Entries with chart source code
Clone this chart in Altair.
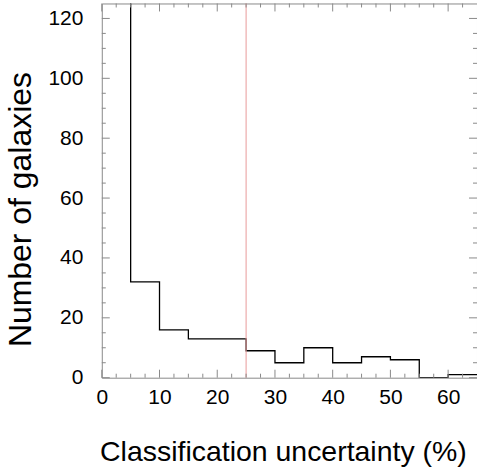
import altair as alt
import pandas as pd

# Histogram bin edges and counts (first bin runs off the top of the plot)
bin_edges = [0, 5, 10, 15, 20, 25, 30, 35, 40, 45, 50, 55, 60, 65]
counts = [400, 32, 16, 13, 13, 9, 5, 10, 5, 7, 6, 0, 1]
cut_value = [25]

x_major = [0, 10, 20, 30, 40, 50, 60]
x_minor = [2.5, 5, 7.5, 12.5, 15, 17.5, 22.5, 25, 27.5, 32.5, 35, 37.5,
           42.5, 45, 47.5, 52.5, 55, 57.5, 62.5]
y_major = [0, 20, 40, 60, 80, 100, 120]
y_minor = [5, 10, 15, 25, 30, 35, 45, 50, 55, 65, 70, 75, 85, 90, 95,
           105, 110, 115]

W, H = 376, 375
FONT = "Liberation Sans"
FRAME = "#8a8a8a"

step_df = pd.DataFrame({"x": bin_edges, "y": counts + [counts[-1]]})

xs = alt.Scale(domain=[0, 65], nice=False, zero=False)
ys = alt.Scale(domain=[0, 125], nice=False, zero=False)

x_axis = alt.Axis(values=x_major, grid=False, ticks=False, tickSize=0, domain=False,
                  labelFont=FONT, labelFontSize=21, labelColor="black",
                  labelPadding=9, labelFlush=False, labelAngle=0,
                  title="Classification uncertainty (%)", titleFont=FONT,
                  titleFontSize=28.5, titleFontWeight="normal", titleColor="black",
                  titleX=181.5, titleY=83, titleAlign="center",
                  titleBaseline="alphabetic")
y_axis = alt.Axis(values=y_major, grid=False, ticks=False, tickSize=0, domain=False,
                  labelFont=FONT, labelFontSize=21, labelColor="black",
                  labelPadding=19, labelFlush=False,
                  title="Number of galaxies", titleFont=FONT,
                  titleFontSize=32, titleFontWeight="normal", titleColor="black",
                  titleAngle=-90, titleX=-71, titleY=206, titleAlign="center",
                  titleBaseline="alphabetic")

step = alt.Chart(step_df).mark_line(
    interpolate="step-after", color="black", strokeWidth=1.3, clip=True
).encode(
    x=alt.X("x:Q", scale=xs, axis=x_axis),
    y=alt.Y("y:Q", scale=ys, axis=y_axis),
)

cut = alt.Chart(pd.DataFrame({"x": cut_value})).mark_rule(
    color="#e89a9a", strokeWidth=1
).encode(x=alt.X("x:Q", scale=xs), y=alt.value(0), y2=alt.value(H))


def xticks(vals, length):
    d = pd.DataFrame({"x": vals})
    bot = alt.Chart(d).mark_rule(color=FRAME, strokeWidth=1).encode(
        x=alt.X("x:Q", scale=xs), y=alt.value(H), y2=alt.value(H - length))
    top = alt.Chart(d).mark_rule(color=FRAME, strokeWidth=1).encode(
        x=alt.X("x:Q", scale=xs), y=alt.value(0), y2=alt.value(length))
    return [bot, top]


def yticks(vals, length):
    d = pd.DataFrame({"y": vals})
    left = alt.Chart(d).mark_rule(color=FRAME, strokeWidth=1).encode(
        y=alt.Y("y:Q", scale=ys), x=alt.value(0), x2=alt.value(length))
    right = alt.Chart(d).mark_rule(color=FRAME, strokeWidth=1).encode(
        y=alt.Y("y:Q", scale=ys), x=alt.value(W), x2=alt.value(W - length))
    return [left, right]


layers = [step, cut] + xticks(x_major, 8) + xticks(x_minor, 4) + \
    yticks(y_major, 8) + yticks(y_minor, 4)

chart = alt.layer(*layers).properties(
    width=W, height=H, background="white",
    autosize=alt.AutoSizeParams(type="none"),
    padding={"left": 102, "top": 3, "right": 0, "bottom": 89},
).configure_view(
    stroke=FRAME, strokeWidth=1
).configure_axis(
    labelFont=FONT, labelFontSize=21, labelColor="black",
    titleFont=FONT, titleFontWeight="normal", titleColor="black",
)

chart.save("out.html", embed_options={"renderer": "svg", "actions": False})
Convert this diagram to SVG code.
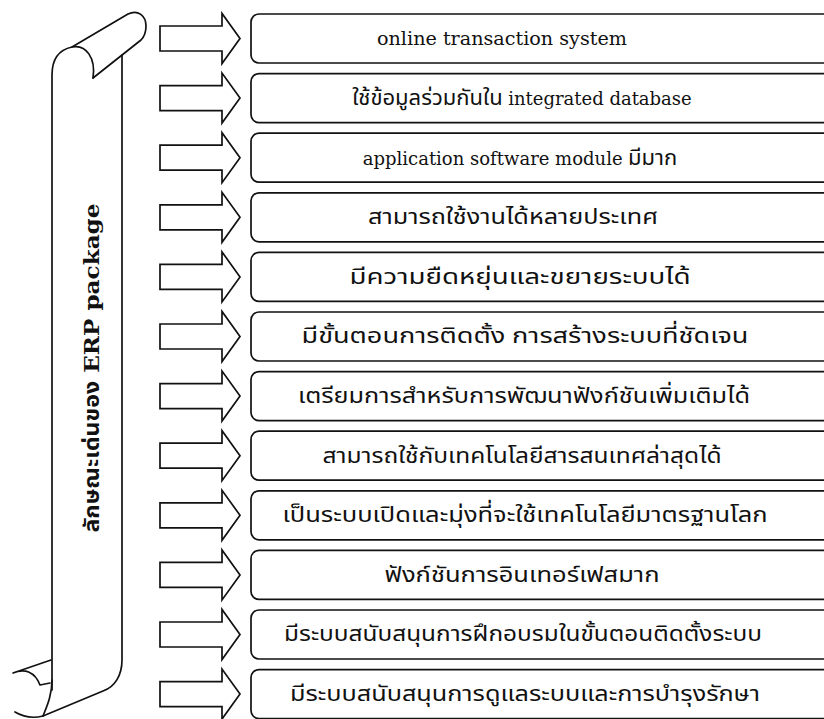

GIVEN REQUEST :: Repeat only the lines between the top of the entries above and the line containing "cut_value = [25]", both ends included, without the pictures.

EXERCISE ANSWER ::
Clone this chart in Altair.
import altair as alt
import pandas as pd

# Histogram bin edges and counts (first bin runs off the top of the plot)
bin_edges = [0, 5, 10, 15, 20, 25, 30, 35, 40, 45, 50, 55, 60, 65]
counts = [400, 32, 16, 13, 13, 9, 5, 10, 5, 7, 6, 0, 1]
cut_value = [25]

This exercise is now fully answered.